Younger Australians are being told that their struggles are caused not by poor policy, housing shortages, or economic mismanagement—but by their parents’ generation, by those who worked, saved, and played by the rules. That narrative may be emotionally satisfying, but it is false. Families are not the enemy. Communities are not the enemy. A political class and grievance parties that benefit from keeping Australians angry at one another are.

We are, once again, at a crossroads.

The choice before us is not simply left or right, conservative or progressive. It is between a society that values unity, effort, and mutual obligation—or one that thrives on resentment, division, and permanent conflict.

History is clear on this point: nations that turn inward on themselves, that fracture along identity lines, do not become fairer or freer. They become weaker, angrier, and more easily controlled.

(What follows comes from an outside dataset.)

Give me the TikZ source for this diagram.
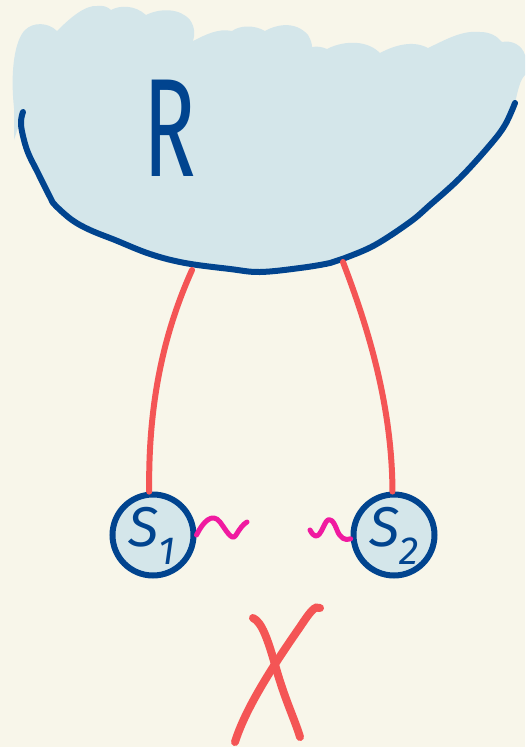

We should choose carefully and act responsibly. Debate and disagreement are the lifeblood of democracy, but division that corrodes trust and cohesion destroys nations. Unity must be built, defended, and valued. Once a society is conditioned to see itself as a collection of enemies, restoring it is no easy task.

This Australia Day, let us remember what makes our country truly great: a society that values fairness, effort, and community; a nation where families, neighbours, and fellow citizens are allies, not enemies; and a people willing to defend unity over envy, and common purpose over division. That is the Australia worth preserving. 

Let us also recognise the reality that those who cannot or will not integrate into this shared society pose a serious challenge to the cohesion and stability we must protect. We must continue to argue that this has to change and to prosecute political dogma that fails to deal with it.